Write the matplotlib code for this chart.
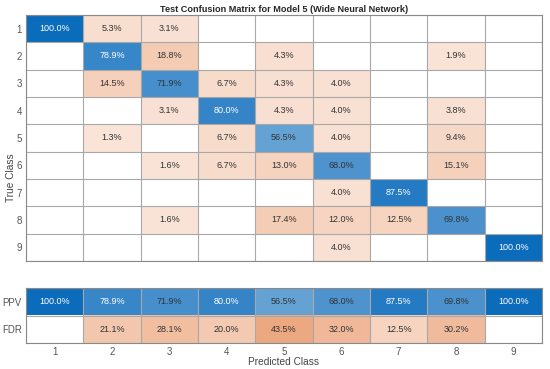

..........

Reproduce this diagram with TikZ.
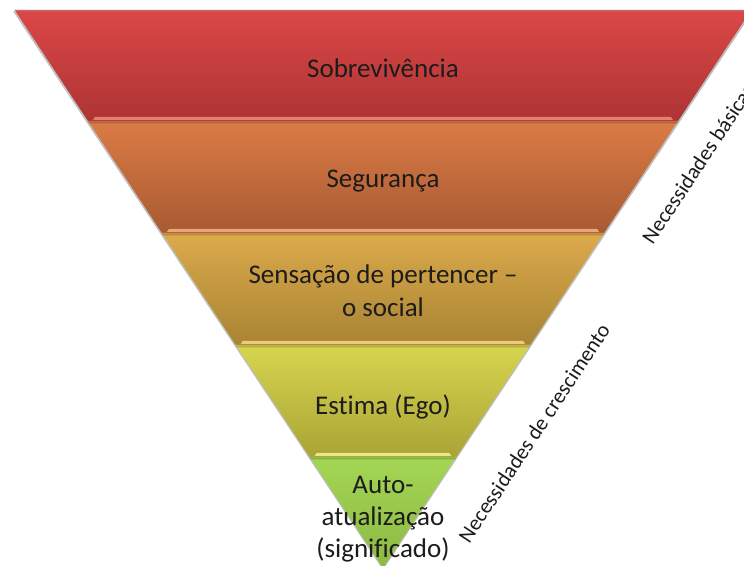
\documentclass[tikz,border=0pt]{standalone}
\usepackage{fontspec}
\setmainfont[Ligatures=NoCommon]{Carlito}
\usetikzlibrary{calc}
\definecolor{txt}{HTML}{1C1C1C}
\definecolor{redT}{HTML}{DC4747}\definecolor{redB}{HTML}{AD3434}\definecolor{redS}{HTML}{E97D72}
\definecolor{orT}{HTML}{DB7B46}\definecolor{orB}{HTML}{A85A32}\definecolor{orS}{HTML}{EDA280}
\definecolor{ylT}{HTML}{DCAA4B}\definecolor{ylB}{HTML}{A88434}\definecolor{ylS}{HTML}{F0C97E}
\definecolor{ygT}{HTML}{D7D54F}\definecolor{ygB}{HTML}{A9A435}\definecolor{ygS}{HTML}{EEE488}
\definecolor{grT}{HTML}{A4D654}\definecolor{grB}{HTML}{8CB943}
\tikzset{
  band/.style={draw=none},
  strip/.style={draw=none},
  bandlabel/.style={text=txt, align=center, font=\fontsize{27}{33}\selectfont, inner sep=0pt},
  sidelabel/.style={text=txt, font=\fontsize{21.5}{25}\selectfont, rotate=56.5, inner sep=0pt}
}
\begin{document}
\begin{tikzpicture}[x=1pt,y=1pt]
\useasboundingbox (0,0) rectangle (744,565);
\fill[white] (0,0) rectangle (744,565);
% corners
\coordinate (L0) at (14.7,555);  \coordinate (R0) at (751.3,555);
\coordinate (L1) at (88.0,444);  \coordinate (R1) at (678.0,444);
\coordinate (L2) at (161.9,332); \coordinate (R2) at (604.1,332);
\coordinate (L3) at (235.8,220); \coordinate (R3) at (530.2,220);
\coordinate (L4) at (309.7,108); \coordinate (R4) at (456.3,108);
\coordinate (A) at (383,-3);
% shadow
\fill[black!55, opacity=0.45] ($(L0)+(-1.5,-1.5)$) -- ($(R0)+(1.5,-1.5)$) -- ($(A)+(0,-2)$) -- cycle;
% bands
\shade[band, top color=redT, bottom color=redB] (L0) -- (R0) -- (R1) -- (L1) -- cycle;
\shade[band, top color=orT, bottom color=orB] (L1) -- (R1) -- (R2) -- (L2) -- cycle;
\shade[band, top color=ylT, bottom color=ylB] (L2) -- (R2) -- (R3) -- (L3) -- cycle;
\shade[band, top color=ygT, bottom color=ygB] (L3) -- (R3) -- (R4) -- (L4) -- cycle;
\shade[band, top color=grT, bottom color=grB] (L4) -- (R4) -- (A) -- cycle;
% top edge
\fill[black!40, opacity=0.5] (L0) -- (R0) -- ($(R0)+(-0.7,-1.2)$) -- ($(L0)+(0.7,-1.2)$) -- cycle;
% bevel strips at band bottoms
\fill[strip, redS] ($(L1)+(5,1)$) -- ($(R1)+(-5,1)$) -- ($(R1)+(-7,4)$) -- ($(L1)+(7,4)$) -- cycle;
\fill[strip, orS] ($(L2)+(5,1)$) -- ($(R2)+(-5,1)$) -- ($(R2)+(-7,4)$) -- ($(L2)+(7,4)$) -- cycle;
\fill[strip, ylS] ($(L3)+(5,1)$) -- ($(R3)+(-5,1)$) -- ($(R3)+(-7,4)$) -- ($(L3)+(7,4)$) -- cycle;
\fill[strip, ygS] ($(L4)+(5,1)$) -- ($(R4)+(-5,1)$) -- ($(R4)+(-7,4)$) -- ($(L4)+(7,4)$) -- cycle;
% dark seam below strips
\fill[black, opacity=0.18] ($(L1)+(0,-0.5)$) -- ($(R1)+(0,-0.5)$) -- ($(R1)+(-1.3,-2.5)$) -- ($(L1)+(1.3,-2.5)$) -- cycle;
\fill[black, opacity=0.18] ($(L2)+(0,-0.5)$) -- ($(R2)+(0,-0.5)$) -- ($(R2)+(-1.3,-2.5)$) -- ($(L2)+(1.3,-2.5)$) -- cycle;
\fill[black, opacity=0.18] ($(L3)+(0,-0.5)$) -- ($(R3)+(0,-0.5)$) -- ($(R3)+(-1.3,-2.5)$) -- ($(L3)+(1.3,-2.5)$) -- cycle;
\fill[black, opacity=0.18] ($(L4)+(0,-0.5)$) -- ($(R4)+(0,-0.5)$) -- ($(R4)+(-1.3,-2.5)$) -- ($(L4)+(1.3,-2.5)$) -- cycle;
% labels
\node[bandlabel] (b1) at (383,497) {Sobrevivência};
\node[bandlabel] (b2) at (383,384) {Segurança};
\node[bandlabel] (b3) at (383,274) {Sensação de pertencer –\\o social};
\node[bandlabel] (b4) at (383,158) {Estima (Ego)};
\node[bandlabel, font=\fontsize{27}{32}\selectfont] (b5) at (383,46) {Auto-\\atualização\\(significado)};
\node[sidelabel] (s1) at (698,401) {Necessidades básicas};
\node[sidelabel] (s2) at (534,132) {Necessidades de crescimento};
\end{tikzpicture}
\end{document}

..........

Go through the records above, find every line with the word "this", and list those lines.

> [EXPECTED OUTPUT]
Write the matplotlib code for this chart.
Reproduce this diagram with TikZ.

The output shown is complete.